Still, it’s to his credit that Spielberg fleshes out what the revelations of these papers meant for the US at the time. So often in these sorts of thriller-ish dramas, the trigger for the action is a red herring. But Spielberg skillfully interlaces archival footage to animate the Pentagon Papers’ evidence that a cascade of political leaders – Presidents Eisenhower, Kennedy (“The United States, as everyone knows, will not start a war”) and Lyndon Baines Johnson – had been lying about Vietnam to the public and congress for thirty years and still sent American boys into a pointlessly perilous situation, just to avoid humiliation. (Australia’s own Prime Minister, Harold Holt, committed us deeper into the Vietnam War with his affirmation, “all the way with LBJ”.)

 

As a journalism-meets-spy film, The Post mainly comprises scenes in which people talk to each other in offices and smokey dining rooms. But these indoor sequences are made dynamic with handheld cameras and shots that track us across the horizontal grid of newsroom fluorescent lights (familiar to us from that other titan of the journalism film, All The President’s Men), and upward from floor to ceiling. There are film noir-ish scenes of paranoia, in which the camera circles a gloriously kaftanned Streep from above while she’s on the phone, trapped in indecision during the film’s middle sequences, as well as shots of diagonally-cut architecture reminiscent of one of the great films of 1970s political anxiety, The Parallax View.

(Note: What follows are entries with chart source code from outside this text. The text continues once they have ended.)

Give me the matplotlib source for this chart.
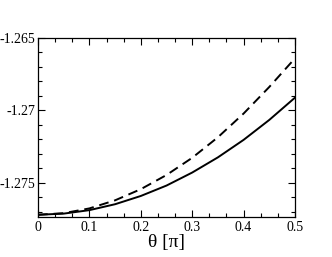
import matplotlib
matplotlib.use("Agg")
import matplotlib.pyplot as plt
from matplotlib.ticker import AutoMinorLocator

theta = [0.0, 0.05, 0.1, 0.15, 0.2, 0.25, 0.3, 0.35, 0.4, 0.45, 0.5]
energy_solid = [-1.27722, -1.27714, -1.27690, -1.27649, -1.27592, -1.27520,
                -1.27430, -1.27325, -1.27204, -1.27066, -1.26912]
energy_dashed = [-1.27722, -1.27711, -1.27678, -1.27622, -1.27545, -1.27447,
                 -1.27328, -1.27186, -1.27022, -1.26838, -1.26640]
xticks = [0.0, 0.1, 0.2, 0.3, 0.4, 0.5]
xtick_labels = ["0", "0.1", "0.2", "0.3", "0.4", "0.5"]
yticks = [-1.275, -1.27, -1.265]
ytick_labels = ["-1.275", "-1.27", "-1.265"]

plt.rcParams["font.family"] = ["Liberation Serif", "DejaVu Serif"]

fig = plt.figure(figsize=(3.32, 2.57), dpi=100)
ax = fig.add_axes([0.1145, 0.157, 0.7741, 0.695])

ax.plot(theta, energy_solid, color="black", lw=1.4)
ax.plot(theta, energy_dashed, color="black", lw=1.4, dashes=(5, 3))

ax.set_xlim(0, 0.5)
ax.set_ylim(-1.27735, -1.265)
ax.set_xticks(xticks)
ax.set_xticklabels(xtick_labels)
ax.xaxis.set_minor_locator(AutoMinorLocator(3))
ax.set_yticks(yticks)
ax.set_yticklabels(ytick_labels)
ax.yaxis.set_minor_locator(AutoMinorLocator(5))

ax.tick_params(which="both", direction="in", top=True, right=True,
               labelsize=10, width=0.8, pad=2)
ax.tick_params(axis="x", pad=3)
ax.tick_params(which="major", length=5)
ax.tick_params(which="minor", length=3)
for s in ax.spines.values():
    s.set_linewidth(0.9)

ax.set_xlabel("θ [π]", fontsize=14, labelpad=0)

fig.savefig("out.png", dpi=100)
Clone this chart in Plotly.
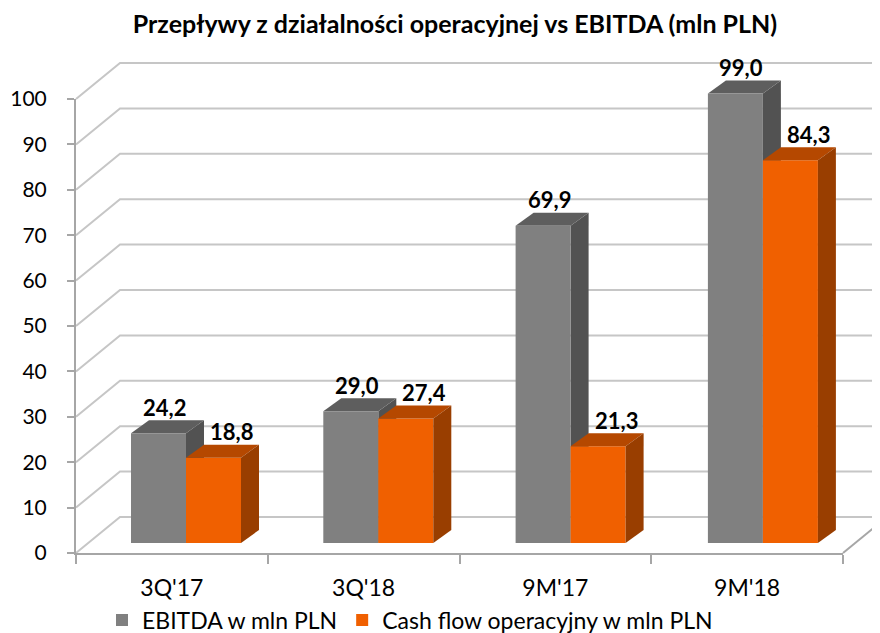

Other moments of abstraction leap out from the blue-tinted office backdrop: on a New York street corner, when Bradlee and his staff seize on the first, fateful Pentagon Papers leak published in the Times, the camera lingers as the wind whips their hair and ties into the blustering air, and they grasp the newspapers thrown into shock. These rich visions of metaphorical, political chaos were all but absent from the last big journalism film, Spotlight (2015), also scripted by The Post’s Liz Hannah and Josh Singer, but less imaginatively directed.

 

Ben Bradlee and two other newspapermen in front of a paper stand on the street, holding a copy of the New York Times.

Rich visions of metaphorical, political chaos. Photo Credit: Niko Tavernise.

For her part, Streep embodies Graham as a torn, under-confident woman, anxious but eventually resolute. “She felt alone in that decision” to publish, said Streep recently. There’s a gender critique here that’s very of-the-moment, and not typically Spielbergian – as a woman in a man’s world, Graham is spoken over, coddled, undermined (she has her seat pushed in for her by a colleague at a business meeting, is pushed past by a board member) but she comes to model a different kind of leadership – collaborative, considered, enquiring, open to feedback and changing course.

The Post is a film that’s deeply nostalgic for print. It speaks from one moment of rupture in the media industry, to another moment today. Freedom of the press versus governmental secrecy – whether the press serves the governed or the government – is its core moral story.

Hanks spoke recently about how he first read the script in October 2016, a time when he thought the next president would be woman. That unerring faith in US politics as following a self-correcting, ever-progressive trajectory is at the centre of The Post’s belief system. That the film failed to realise that a new US president could initiate his own ongoing siege on the free and independent press, that it was made in one era and released in another, is both the biggest failing of its liberal Hollywood politics, and its most intriguing facet.